Having a good idea is no guarantee of success, of course. But here’s a thought: If the push for a Select Committee for a Green New Deal is defeated, then those lawmakers who want it to happen could consider working with civil society to set up some sort of parallel constituent assembly-like body to get the plan drafted anyway, in time for it to steal the show in 2020. Because this possibility is simply too important, and time is just too short, to allow it to be shut down by the usual forces of political inertia.

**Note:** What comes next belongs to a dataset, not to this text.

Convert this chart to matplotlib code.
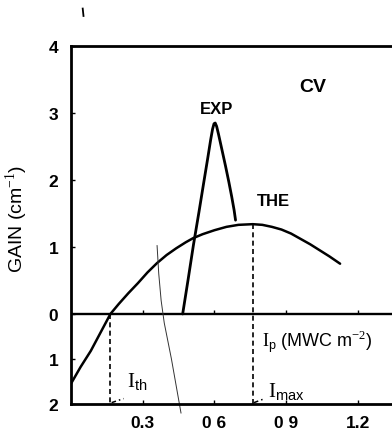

As the surprising events of the past few weeks have unfolded, with young activists rewriting the rules of the possible day after day, I have found myself thinking about another moment when young people found their voice in the climate change arena. It was 2011, at the annual United Nations climate summit, this time held in Durban, South Africa. A 21-year-old Canadian college student named Anjali Appadurai was selected to address the gathering on behalf (absurdly) of all the world’s young people.
She delivered a stunning and unsparing address (worth watching in full) that shamed the gathered negotiators for decades of inaction. “You have been negotiating all my life,” she said. “In that time, you’ve failed to meet pledges, you’ve missed targets, and you’ve broken promises. … The most stark betrayal of your generation’s responsibility to ours is that you call this ‘ambition.’ Where is the courage in these rooms? Now is not the time for incremental action. In the long run, these will be seen as the defining moments of an era in which narrow self-interest prevailed over science, reason, and common compassion.”
The most wrenching part of the address is that not a single major government was willing to receive her message; she was shouting into the void.
Seven years later, when other young people are locating their climate voice and their climate rage, there is finally someone to receive their message, with an actual plan to turn it into policy. And that might just change everything.